While The Historian and The Swan Thieves are enriched by Elizabeth’s meticulous research, attention to historical detail, interlocking time frames and enveloping atmosphere, the newer work differs from the earlier one in its more closely observed characters and its depiction of a mysterious obsession. “The Swan Thieves is a more intimate, psychological book,” Elizabeth notes. “It was wonderful to be able to write it in a more intense way, given the subject matter.”

The difference between the two has undermined the early comparisons with Dan Brown that greeted The Historian, as reviews of The Swan Thieves have generally paid more attention to Elizabeth’s literary, rather than commercial, talents. “Critics always like to find labels for books, but I’ve been surprised when this Dan Brown comparison has come up,” Elizabeth says. “Brown’s fiction is unapologetically commercial. I don’t read reviews, as a general rule, because they’re mainly distracting.
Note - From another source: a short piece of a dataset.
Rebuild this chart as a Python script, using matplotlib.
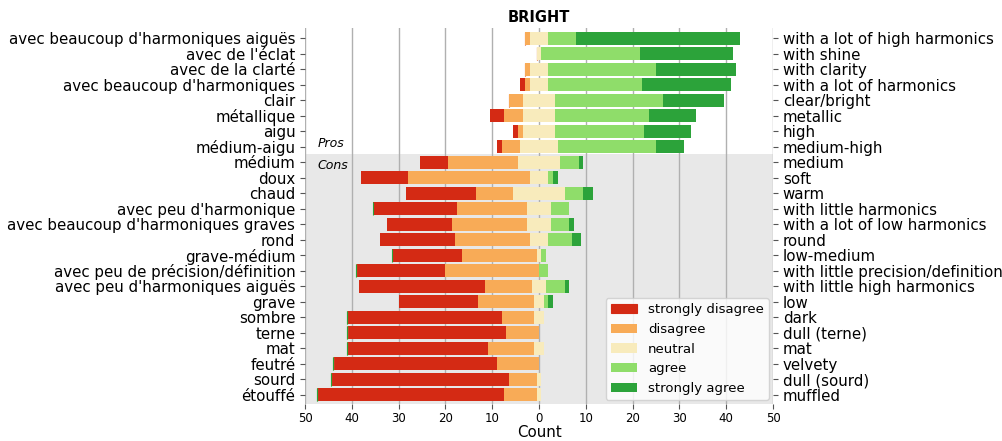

A writer should get on with writing.”

With her writing career now firmly established, Elizabeth also devotes time to a foundation she created in 2007, after a tour that year for The Historian through Bulgaria, where part of the book’s plot unfolds.

“I met a lot of dedicated writers there and realized how few formal opportunities they had,” Elizabeth says. The Elizabeth Kostova Foundation (www.ekf.bg) offers workshops, awards and publication contracts for Bulgarian writers, as well as opportunities for American writers to attend English-language workshops there.

Elizabeth’s talents may even be contributing to the Balkans’ developing tourism industry. Earlier in her current tour for The Swan Thieves, a reader approached her with a battered paperback copy of The Historian and asked her to autograph its map of Eastern Europe. “He explained that he was in the process of walking across all seven continents and was planning the east European part of his journey according to the travels in the book,” Elizabeth says. Meanwhile, with the film rights for The Historian sold and a screenplay under development, a third novel began to take shape last fall, “one with plenty of historical research attached, I can already tell!” Elizabeth explains. “It’s so raw that I haven’t been discussing the subject matter, but I’m excited about it.”